Like all industries, there are myths about translation. Its easy to misunderstand many professions. This article describes 5 common translation myths – and why they are wrong.

Myth 1: translation is instant

Okay, it is and it isn’t. If you want to understand the gist of a text, then Google is pretty instant. However, professional translation takes time. Most translators can do around 2500 words per day, depending on the nature of the text. Some types of text take longer. This does not allow time for independent checks, nor for any special formatting.

Myth 2: I speak a bit of German so I can translate

Hmmm. We hear this one a lot. It goes along with the anecdote about the person in the office who speaks 20 languages. Professional translators are always native of the target language. They are also highly qualified and skilled. Does using a wrench a couple of times make you a plumber? The problem here is that it is easy to underestimate the skill and time translation needs.

Myth 3: technology will make translators obsolete

Never heard this one before either! The US Government has reportedly spent billions of dollars on machine translation since the Second World War. Yet who is the biggest spender on human translation worldwide? Yep, the US Government.

Why? Language is very complex. Machines use algorithms, but humans don’t just apply logic, they also use commonsense. Translation is a bit like creative writing. In effect when you employ a translator, you are employing a technical author. Would you trust a computer to write a novel, or draft a piece of legislation?

Myth 4: Bi or tri.

We often get CVs which claim native proficiency in 2 or 3 languages. Actually, why stop at 3? Some people claim native proficiency in 8 languages. Why doesn’t this work? Quite simply, one language always dominates.

Take my children as an example. They have both Spanish and English parents. Raised with both languages. Educated in the UK and in Spain. Both are excellent Spanish speakers. But, as a second language. Do they have native level Spanish? No. They do very well, but always have a smaller vocabulary, a worse understanding of grammar,  lack of sharpness of expression. Here’s the crucial bit….when compared with a native speaker.

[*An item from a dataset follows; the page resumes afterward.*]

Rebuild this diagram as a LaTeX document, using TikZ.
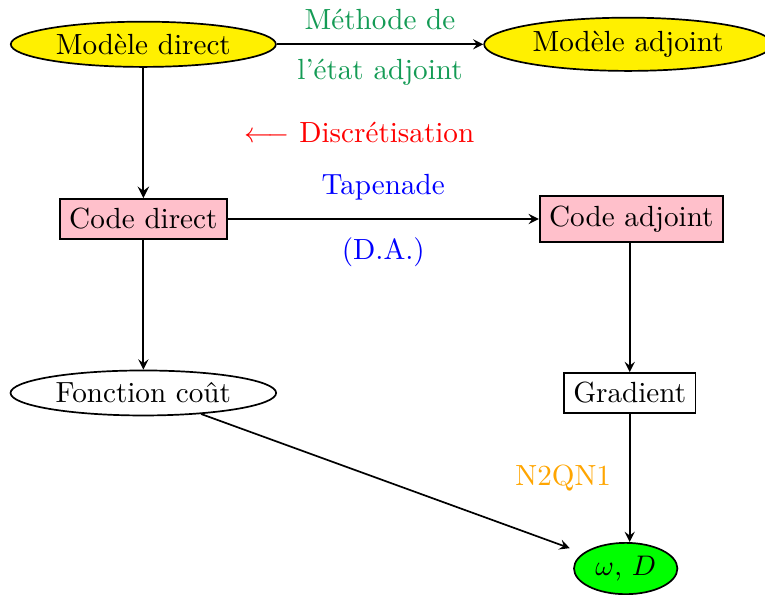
\documentclass[tikz,border=0pt]{standalone}
\usepackage{fontspec}
\usetikzlibrary{shapes.geometric}
\definecolor{methgreen}{RGB}{20,155,85}
\definecolor{codepink}{RGB}{255,192,203}
\definecolor{optgreen}{RGB}{0,255,0}
\definecolor{yellowfill}{RGB}{255,240,0}
\definecolor{nqorange}{RGB}{255,165,0}
\tikzset{
    modele/.style={ellipse,draw,semithick,fill=yellowfill,inner xsep=2.2pt,inner ysep=2pt},
    codebox/.style={rectangle,draw,semithick,fill=codepink},
    plainbox/.style={rectangle,draw,semithick},
    plainell/.style={ellipse,draw,semithick,inner xsep=2.2pt,inner ysep=2pt},
    fleche/.style={->,semithick}
}
\begin{document}
\begin{tikzpicture}[>=stealth,font=\fontsize{10.3pt}{12pt}\selectfont]
        \useasboundingbox (0, 0) rectangle (9.5, 7.38);
        \node[modele] (md) at (1.78, 6.83) {Modèle direct};
        \node[modele] (ma) at (7.8, 6.83) {Modèle adjoint};
        \node[codebox] (cd) at (1.78, 4.66) {Code direct};
        \node[codebox] (ca) at (7.84, 4.66) {Code adjoint};
        \node[plainell] (fc) at (1.78, 2.50) {Fonction coût};
        \node[plainbox] (gr) at (7.82, 2.50) {Gradient};
        \node[plainell,fill=optgreen] (om) at (7.77, 0.32) {$\omega$, $D$};
        \node[red] (disc) at (4.46, 5.74) {$\longleftarrow$ Discrétisation};
        \draw[fleche] (md) -- (ma)
            node[midway,above=1.5pt,methgreen] {Méthode de}
            node[midway,below=1.5pt,methgreen] {l’état adjoint};
        \draw[->,thick] (md) -- (cd);
        \draw[fleche] (cd) -- (ca)
            node[midway,above=3pt,blue] {Tapenade}
            node[midway,below=3pt,blue] {(D.A.)};
        \draw[fleche] (cd) -- (fc);
        \draw[fleche] (ca.south -| gr) -- (gr);
        \draw[fleche] (gr) -- (gr |- om.north)
            node[midway,left=3pt,nqorange] {N2QN1};
        \draw[fleche,shorten >=5pt] (fc) -- (om);
    \end{tikzpicture}
\end{document}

Why does this affect translation? Well you should need and expect the sharpness of native expression within a translation. You can’t achieve this in a second language.

Myth 5: translators are always objective

This is one clients often don’t think about. But its important. Did you notice above, that I compared a translator to a creative writer? Do you ever spot bias in creative writing? What about journalism, or political speeches? The opinions and beliefs of the writer normally come across in what they express. This can also be true of translators.

Is this important for business? Absolutely. Imagine you are negotiating a big legal contract. The “other side” supplies you with a translation. How do you know that it is objective and accurate? Professional translators are normally aware of their own bias. If they don’t like the subject, then they will usually refuse the job. For example many translators do not translate gambling or betting material.

How does a translation company avoid bias? Firstly, we select the best translators. Our starting point is a professional approach. But secondly, we do independent checks on the text.

5 Common Translation Myths

So there you have it. 5 common translation myths. In summary, translation is complex. Companies often underestimate its importance. You may be a bit of an amateur plumber, but if you do it yourself, you risk leaky taps. In the UK you will also invalidate your insurance. Only a professional translator will do a professional job. If you value quality, you also need the expertise of a good translation company to manage your projects.